As an example consider the code below; as it stands with the first builder.prefix line commented out this program prints the time that it's first run. On that first run the binary is cached and the fact that the __TIME__ changes is ignored. But if you add a comment to the C code by uncommenting the first prefix line the behaviour changes. The C code now prints out the time that it's run because the code is recompiled every time because the comment changes.

So the question is some where around there; is it a problem that changing a comment changes the behaviour of the code ? (In this admittedly weird case) Is it reasonable that __TIME__ and __DATE__ get frozen between runs? Or perhaps should the existence of a __TIME__ macro in the C code change the caching behaviour in some way?

#!/usr/bin/ruby
require "inline"
require "time"
class Testcode
    inline do |builder|
        builder.include "<stdio.h>"
#       builder.prefix '/*' + DateTime.now.strftime("%T") + '*/'
        builder.prefix "#define T __TIME__"
        builder.c "void prog() { printf(\"%s\\n\", T); }"
    end
end

Testcode.new().prog();
zenspider commented 8 years ago

Ruby inline seems to be specified such that every time the function is loaded it should be compiled.

This is false. If there is something that says that somewhere, it is an error in documentation.

zenspider commented 8 years ago

From the readme:

Inline allows you to write foreign code within your ruby code.

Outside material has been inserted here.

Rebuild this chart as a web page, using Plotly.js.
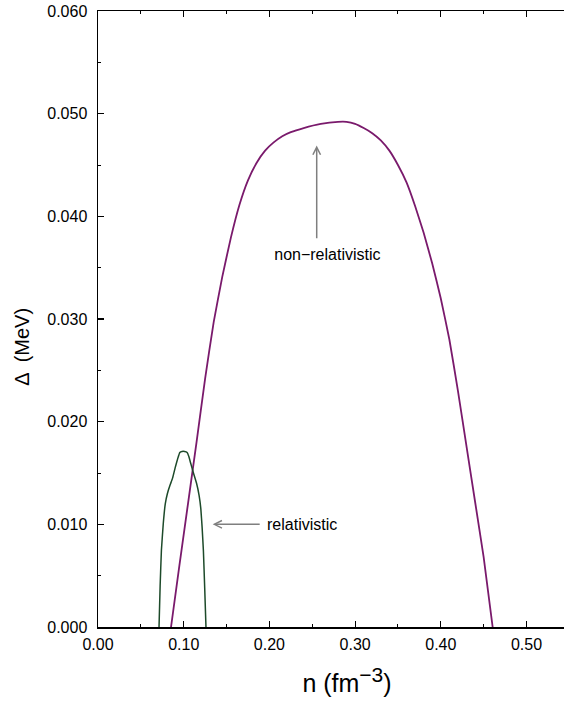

It automatically determines if the code in question has changed and builds it only when necessary.

zenspider commented 8 years ago

No response in a month... closing.

rdebath commented 8 years ago

You've been distracted by the 'Note' about __TIME__ on the first post, while I'm not 100% sure that "builds only when necessary" says exactly what you want it too I'm happy leaving it.

However, you have the interpreter (and now example programs for it) that have a problem because you only determine if code is different based on the ruby source, not the C source that's actually being compiled.